In fact, Gimme Shelter cannot contain all the moral quandaries it evokes—including its own impact on events—and that, like it or not, is part of its brilliance and fascination. It reminds us of the ever unsteady relationship between art and morality, and that the strict correlation we wish to find between the two may ultimately be necessary but illusory. The climactic scenes at Altamont have a beauty that’s all the more alluring for being so damned and damning. The scene, lit by fires and hazy with smoke, looks like some medieval village of the godforsaken, yet the 16 mm images—much of the camera work is extraordinary—also make it appear as heroic and ruggedly elegant as a disaster painting by Delacroix.

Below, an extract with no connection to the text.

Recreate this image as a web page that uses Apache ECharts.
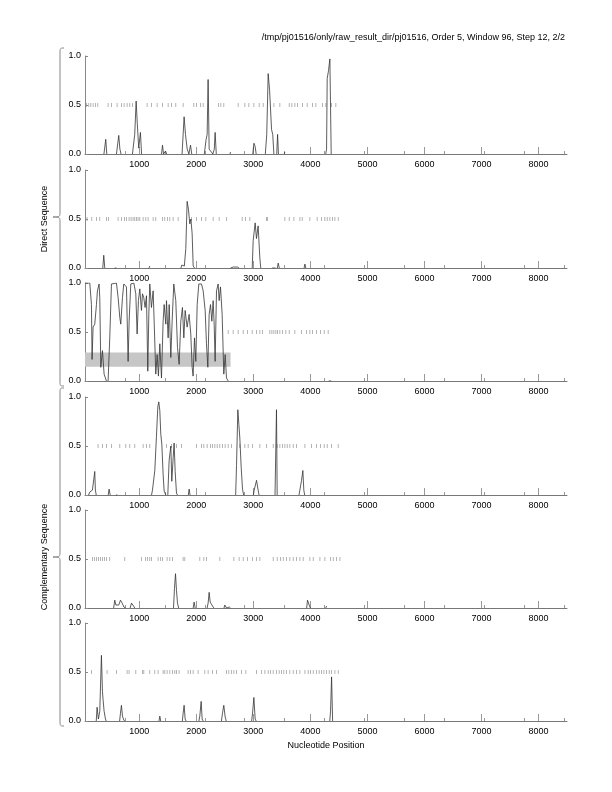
<!DOCTYPE html>
<html>
<head>
<meta charset="utf-8">
<script src="https://cdn.jsdelivr.net/npm/echarts@6/dist/echarts.min.js"></script>
<style>html,body{margin:0;padding:0;background:#fff}#c{width:612px;height:792px}</style>
</head>
<body>
<div id="c"></div>
<script>
// ---------- DATA ----------
const titleText = "/tmp/pj01516/only/raw_result_dir/pj01516, Order 5, Window 96, Step 12, 2/2";
const xAxisName = "Nucleotide Position";
const groupLabels = ["Direct Sequence", "Complementary Sequence"];
const xRange = [48, 8500];
const majorTicks = [1000, 2000, 3000, 4000, 5000, 6000, 7000, 8000];
const minorTicks = [748, 1448, 2148, 2848, 3548, 4248, 4948, 5648, 6348, 7048, 7748, 8448];
const yTicks = [0, 0.5, 1];

const line1 = [[48,0],[380,0],[412,0.15],[430,0],[600,0],[625,0.12],[640,0.19],[660,0.05],[680,0],[880,0],[920,0.2],[945,0.54],[965,0.31],[990,0.06],[1020,0.22],[1040,0],[1390,0],[1407,0.09],[1425,0],[1460,0.03],[1480,0],[1750,0],[1786,0.38],[1810,0.2],[1840,0.05],[1870,0],[1898,0.09],[1920,0],[2140,0],[2172,0.15],[2190,0.2],[2207,0.76],[2225,0.05],[2260,0.04],[2290,0],[2315,0.05],[2330,0.22],[2350,0],[2590,0],[2600,0.02],[2620,0],[2990,0],[3010,0.11],[3030,0.08],[3050,0],[3210,0],[3235,0.2],[3260,0.82],[3285,0.65],[3319,0.25],[3340,0.2],[3360,0],[3410,0],[3425,0.2],[3440,0],[3540,0],[3553,0.02],[3570,0],[4270,0],[4284,0.05],[4295,0.77],[4318,0.85],[4342,0.97],[4365,0],[4480,0]];
const line2 = [[48,0],[360,0],[377,0.13],[395,0],[570,0],[580,0.01],[600,0],[1170,0],[1184,0.02],[1200,0],[1730,0],[1746,0.03],[1790,0.02],[1816,0.2],[1839,0.68],[1862,0.6],[1886,0.45],[1905,0.5],[1927,0.35],[1945,0.02],[1970,0],[2600,0],[2650,0.01],[2720,0.01],[2750,0],[2980,0],[2997,0.28],[3032,0.46],[3055,0.3],[3084,0.43],[3114,0.1],[3130,0],[3330,0],[3360,0.02],[3390,0],[3420,0],[3436,0.05],[3455,0],[3890,0],[3904,0.04],[3920,0],[4480,0]];
const line3 = [[48,1.0],[132,1.0],[161,0.78],[172,0.22],[190,0.55],[219,0.58],[249,0.78],[266,0.92],[295,0.99],[307,0.85],[325,0.14],[354,0.31],[383,0.07],[424,0],[453,0],[482,0.44],[512,0.99],[599,1.0],[629,0.85],[658,0.65],[675,0.58],[705,0.85],[728,0.99],[775,0.96],[804,0.2],[822,0.61],[851,0.99],[904,1.0],[939,0.89],[962,0.48],[985,0.82],[1009,0.94],[1038,0.72],[1056,0.89],[1079,0.85],[1102,0.75],[1126,0.87],[1149,0.1],[1167,0.68],[1184,0.99],[1213,0.75],[1243,0.92],[1266,0.51],[1289,0.07],[1313,0.27],[1336,0.05],[1360,0.38],[1389,0.03],[1418,0.61],[1436,0.78],[1465,0.58],[1477,0.82],[1506,0.44],[1524,0.78],[1553,0.24],[1576,0.61],[1605,0.99],[1640,0.82],[1670,0.34],[1699,0.17],[1728,0.61],[1757,0.75],[1781,0.44],[1804,0.72],[1839,0.55],[1874,0.68],[1903,0.48],[1927,0.14],[1944,0.05],[1968,0.44],[1991,0.2],[2015,0.78],[2044,0.99],[2091,0.99],[2120,0.92],[2155,0.72],[2178,0.38],[2202,0.14],[2225,0.68],[2249,0.78],[2272,0.61],[2295,0.82],[2313,0.58],[2330,0.2],[2354,0.92],[2383,0.99],[2400,0.82],[2424,0.96],[2453,0.68],[2482,0.07],[2506,0.27],[2529,0.03],[2559,0],[4320,0],[4342,0.01],[4365,0]];
const line4 = [[48,0],[110,0],[132,0.03],[160,0.02],[178,0.05],[200,0.03],[219,0.24],[230,0.05],[245,0],[455,0],[471,0.06],[490,0],[590,0],[600,0.01],[615,0],[1215,0],[1231,0.05],[1272,0.25],[1301,0.6],[1325,0.9],[1342,0.95],[1360,0.86],[1377,0.62],[1395,0.52],[1418,0.21],[1436,0.04],[1465,0],[1500,0],[1523,0.35],[1553,0.5],[1570,0.14],[1594,0.38],[1611,0.53],[1629,0.24],[1652,0.02],[1670,0],[1860,0],[1874,0.06],[1890,0],[2690,0],[2705,0.3],[2728,0.87],[2746,0.72],[2763,0.58],[2787,0.28],[2810,0.06],[2830,0],[3000,0],[3015,0.05],[3056,0.15],[3084,0.05],[3100,0],[3380,0],[3395,0.02],[3406,0.87],[3418,0],[3800,0],[3816,0.05],[3845,0.15],[3868,0.25],[3885,0.05],[3900,0],[4480,0]];
const line5 = [[48,0],[550,0],[570,0.08],[590,0.03],[640,0.03],[670,0.08],[700,0.05],[730,0.01],[760,0],[840,0],[863,0.05],[880,0.07],[900,0.02],[920,0],[1600,0],[1617,0.2],[1635,0.35],[1652,0.18],[1670,0.05],[1690,0],[1945,0],[1962,0.06],[1980,0],[2190,0],[2207,0.05],[2225,0.16],[2243,0.06],[2265,0.04],[2295,0.01],[2310,0],[2485,0],[2500,0.03],[2530,0],[2580,0.01],[2600,0],[3935,0],[3950,0.08],[3970,0.09],[3985,0.02],[4000,0],[4270,0],[4284,0.02],[4300,0],[4520,0]];
const line6 = [[48,0],[245,0],[260,0.14],[283,0.02],[307,0.1],[336,0.67],[354,0.3],[365,0.22],[383,0.1],[407,0.02],[420,0],[655,0],[670,0.08],[687,0.16],[705,0.05],[728,0.01],[745,0],[1345,0],[1360,0.05],[1375,0],[1755,0],[1769,0.08],[1786,0.16],[1804,0.02],[1820,0],[2045,0],[2061,0.05],[2085,0.2],[2102,0.02],[2120,0],[2440,0],[2459,0.08],[2482,0.16],[2506,0.04],[2525,0],[2970,0],[2986,0.08],[3009,0.24],[3032,0.02],[3050,0],[4340,0],[4354,0.1],[4372,0.45],[4390,0],[4520,0]];

const stops1 = [73,114,149,190,231,272,453,512,611,687,734,787,833,880,1137,1213,1313,1406,1506,1564,1640,1769,1956,2003,2073,2120,2389,2430,2482,2734,2851,2921,3009,3102,3173,3360,3465,3629,3675,3728,3775,3863,3944,4038,4096,4214,4272,4372,4447];
const stops2 = [84,167,249,307,425,460,628,688,740,775,821,856,891,921,951,979,1009,1067,1114,1155,1243,1289,1407,1447,1495,1535,1593,1681,1916,2003,2091,2167,2295,2400,2530,2804,2863,2939,3231,3249,3553,3629,3711,3816,3856,3991,4119,4196,4254,4295,4342,4389,4430,4488];
const stops3 = [2559,2646,2734,2822,2898,2980,3056,3114,3161,3289,3325,3360,3395,3424,3465,3512,3570,3629,3728,3845,3933,3991,4038,4108,4178,4242,4312];
const stops4 = [277,354,425,512,658,763,833,921,1067,1126,1184,1477,1565,1652,1740,2003,2091,2132,2190,2249,2284,2325,2366,2412,2459,2505,2558,2617,2763,2851,2909,2986,3114,3231,3348,3418,3465,3512,3553,3594,3640,3699,3757,3904,4021,4108,4178,4242,4295,4372,4488];
const stops5 = [178,213,249,284,319,354,389,425,482,745,1038,1108,1143,1184,1213,1330,1371,1407,1488,1535,1582,1769,1798,2061,2132,2178,2412,2658,2751,2822,2898,2986,3056,3114,3348,3418,3477,3524,3582,3640,3699,3757,3816,3874,3991,4050,4167,4254,4354,4401,4459,4518];
const stops6 = [161,435,600,786,821,939,1056,1079,1184,1272,1330,1418,1447,1488,1535,1582,1623,1652,1698,1856,1898,1944,2032,2149,2207,2284,2354,2530,2570,2617,2658,2705,2793,2868,3056,3144,3202,3260,3302,3348,3407,3453,3494,3535,3582,3640,3699,3757,3816,3904,3962,4004,4050,4108,4154,4196,4237,4284,4330,4372,4430,4488];
const stopLevel = 0.5;
const shadeX = [48, 2600];
const shadeY = [0.146, 0.29];
const shadePanel = 2;

// ---------- CHART ----------
const lines = [line1, line2, line3, line4, line5, line6];
const stops = [stops1, stops2, stops3, stops4, stops5, stops6];
const tops = [56, 170, 283, 397, 510, 623];
const FONT = "'Liberation Sans', Arial, Helvetica, sans-serif";

// split long flat zero runs (they lie on the axis line) into separate pieces
function splitZeroRuns(pts) {
  const out = [];
  pts.forEach((p, k) => {
    if (k > 0 && p[1] === 0 && pts[k - 1][1] === 0) out.push([p[0], null]);
    out.push(p);
  });
  return out;
}

const grids = [], xAxes = [], yAxes = [], series = [];
tops.forEach((t, i) => {
  grids.push({left: 85, width: 482, top: t, height: 98});
  xAxes.push({
    type: 'value', gridIndex: i, min: xRange[0], max: xRange[1], position: 'bottom',
    axisLine: {show: true, onZero: false, lineStyle: {color: '#777', width: 1}},
    axisTick: {show: true, inside: true, length: 7, customValues: majorTicks, lineStyle: {color: '#999', width: 1}},
    axisLabel: {show: true, customValues: majorTicks, color: '#000', fontSize: 9, fontFamily: FONT, margin: 6, formatter: v => String(v)},
    splitLine: {show: false}
  });
  xAxes.push({
    type: 'value', gridIndex: i, min: xRange[0], max: xRange[1], position: 'bottom',
    axisLine: {show: false},
    axisTick: {show: true, inside: true, length: 3, customValues: minorTicks, lineStyle: {color: '#999', width: 1}},
    axisLabel: {show: false},
    splitLine: {show: false}
  });
  yAxes.push({
    type: 'value', gridIndex: i, min: 0, max: 1, interval: 0.5,
    axisLine: {show: true, lineStyle: {color: '#888', width: 1}},
    axisTick: {show: true, inside: true, length: 3, lineStyle: {color: '#888'}},
    axisLabel: {color: '#000', fontSize: 9, fontFamily: FONT, margin: 4, formatter: v => v.toFixed(1)},
    splitLine: {show: false}
  });
  const sc = {
    type: 'scatter', xAxisIndex: 2 * i, yAxisIndex: i, z: 1,
    symbol: 'rect', symbolSize: [0.8, 4], silent: true,
    itemStyle: {color: '#8a8a8a'},
    data: stops[i].map(x => [x, stopLevel])
  };
  if (i === shadePanel) {
    sc.markArea = {silent: true, itemStyle: {color: '#c6c6c6', opacity: 1},
      data: [[{coord: [shadeX[0], shadeY[0]]}, {coord: [shadeX[1], shadeY[1]]}]]};
  }
  series.push(sc);
  series.push({
    type: 'line', xAxisIndex: 2 * i, yAxisIndex: i, z: 3, silent: true,
    showSymbol: false, animation: false, connectNulls: false,
    lineStyle: {color: '#333', width: 0.8},
    data: splitZeroRuns(lines[i])
  });
});

function brace(y0, y1) {
  const ym = (y0 + y1) / 2, x = 60, xr = 64, xt = 53;
  const st = {stroke: '#888', fill: null, lineWidth: 1};
  return [
    {type: 'bezierCurve', shape: {x1: xr, y1: y0, cpx1: x, cpy1: y0, cpx2: x, cpy2: y0, x2: x, y2: y0 + 6}, style: st},
    {type: 'line', shape: {x1: x, y1: y0 + 6, x2: x, y2: ym - 6}, style: st},
    {type: 'bezierCurve', shape: {x1: x, y1: ym - 6, cpx1: x, cpy1: ym, cpx2: x, cpy2: ym, x2: xt, y2: ym}, style: st},
    {type: 'bezierCurve', shape: {x1: xt, y1: ym, cpx1: x, cpy1: ym, cpx2: x, cpy2: ym, x2: x, y2: ym + 6}, style: st},
    {type: 'line', shape: {x1: x, y1: ym + 6, x2: x, y2: y1 - 6}, style: st},
    {type: 'bezierCurve', shape: {x1: x, y1: y1 - 6, cpx1: x, cpy1: y1, cpx2: x, cpy2: y1, x2: xr, y2: y1}, style: st}
  ];
}

const chart = echarts.init(document.getElementById('c'));
chart.setOption({
  animation: false,
  backgroundColor: '#fff',
  grid: grids, xAxis: xAxes, yAxis: yAxes, series: series,
  graphic: [
    {type: 'text', right: 47, top: 33, style: {text: titleText, fontSize: 9, fontFamily: FONT, fill: '#000'}},
    {type: 'text', x: 326, y: 746, style: {text: xAxisName, fontSize: 9, fontFamily: FONT, fill: '#000', align: 'center', verticalAlign: 'middle'}},
    ...brace(48, 386),
    ...brace(388, 726),
    {type: 'text', x: 45, y: 219, rotation: Math.PI / 2, style: {text: groupLabels[0], fontSize: 9, fontFamily: FONT, fill: '#000', align: 'center', verticalAlign: 'middle'}},
    {type: 'text', x: 45, y: 557, rotation: Math.PI / 2, style: {text: groupLabels[1], fontSize: 9, fontFamily: FONT, fill: '#000', align: 'center', verticalAlign: 'middle'}}
  ]
});
</script>
</body>
</html>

We hesitate to let a primarily aesthetic response gain the upper hand here, but at least for this rock-and-roll fan, it always does. The film refuses to be indicted as a bad documentary because it has made itself into real, undeniable art that owes part of its harrowing great-ness to its circular proof of art’s limitations. After Altamont, there was a long and acrimonious barrage of blame laying, and surely the Stones deserved much of that. Both supremely egotistical and sublimely naive, they had handed the concert’s security to the Hells Angels thinking they were like the Angels in England, or Peter Fonda and Dennis Hopper in Easy Rider. Altamont was supposed to be like Woodstock, only groovier, and their movie would be groovier still. Instead, the Stones got what no one had bargained for: a terrifying snapshot of the sudden collapse of the sixties.